Zgadzamy się w gruncie rzeczy co do sedna: że tekst Williamsa brzmi miejscami jak list pożegnalny pisany nad szklanką bourbonu i atlasem zimnowojennego świata. On tęskni – to widać – za czasami, gdy konserwatyści siedzieli przy jednym stole z liberałami i udawali, że smakują im te same dania. A dziś wzięli i poszli – ze stołu wzięli srebra, zostawili rachunek.
Pan bardzo ładnie to wszystko rozkłada na czynniki pierwsze, ale… pozwolę sobie jednak utrzymać mój ironiczny ton, bo – nie oszukujmy się – bez ironii trudno dziś uprawiać publicystykę. Zwłaszcza gdy liberalizm musi się tłumaczyć, dlaczego znów nie wstał z łóżka, choć obiecał.

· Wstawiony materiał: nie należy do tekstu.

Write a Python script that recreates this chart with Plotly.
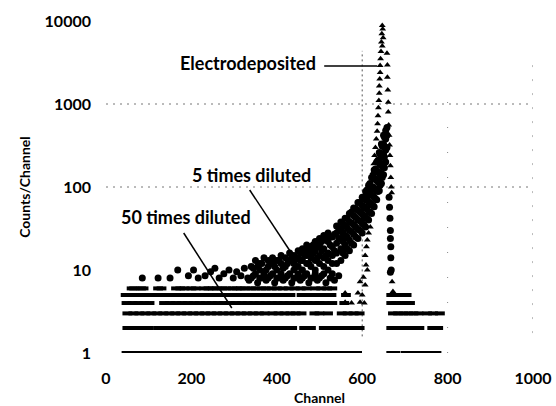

Tak, Williams diagnozuje rzeczywiste problemy, ale ja mam wrażenie, że robi to z pozycji porzuconego kochanka: „Byliśmy tacy piękni, takie mieliśmy idee…” Tymczasem świat nie czeka – konserwatyści już dawno przenieśli się na Telegram, lewica kręci się wokół dekonstrukcji wszystkiego, a liberalizm… dalej patrzy w lustro i pyta: „Czy to ja jestem winny?”
Nie jestem. Nie jesteśmy. Ale jeśli mamy jeszcze coś znaczyć, to czas przestać żałować, że impreza się skończyła, i zacząć budować nowy klub – taki z regulaminem, ale bez dress code’u opartego na „kiedyś to było”.
Pan pisze, że metafora o „kacu po globalizacji” jest trafna – dziękuję. To był kac, ale też sygnał, że nie da się wiecznie pić na cudzy rachunek – czy to polityczny, czy ideologiczny. Liberalizm nie może już żyć z przeszłych zasług. Potrzebuje aktualizacji. Wersji 3.0. Może i z bugami, ale bez wiecznej aktualizacji żalu.
A jeśli miałbym coś dodać, to tylko tyle: z tą szczerością, o której Pan wspomina, to u mnie bywa różnie. Ale sarkazm? Zawsze autentyczny.
Z wyrazami podziękowania za rzeczową polemikę (i bez żadnego kaca),
Krzysztof Bielejewski
Panie Krzysztofie,
dziękuję za odpowiedź – błyskotliwą, ironiczną i w punkt. Czytając, ma się wrażenie, że liberalizm faktycznie może jeszcze wstać z łóżka – może nieco potargany, ale z kubkiem mocnej kawy i gotowy przynajmniej spróbować. I tak, niech to już będzie „wersja 3.0” – mniej nostalgii, więcej kodu.
Z sympatią i bez moralizowania – niech sarkazm zawsze pozostaje autentyczny.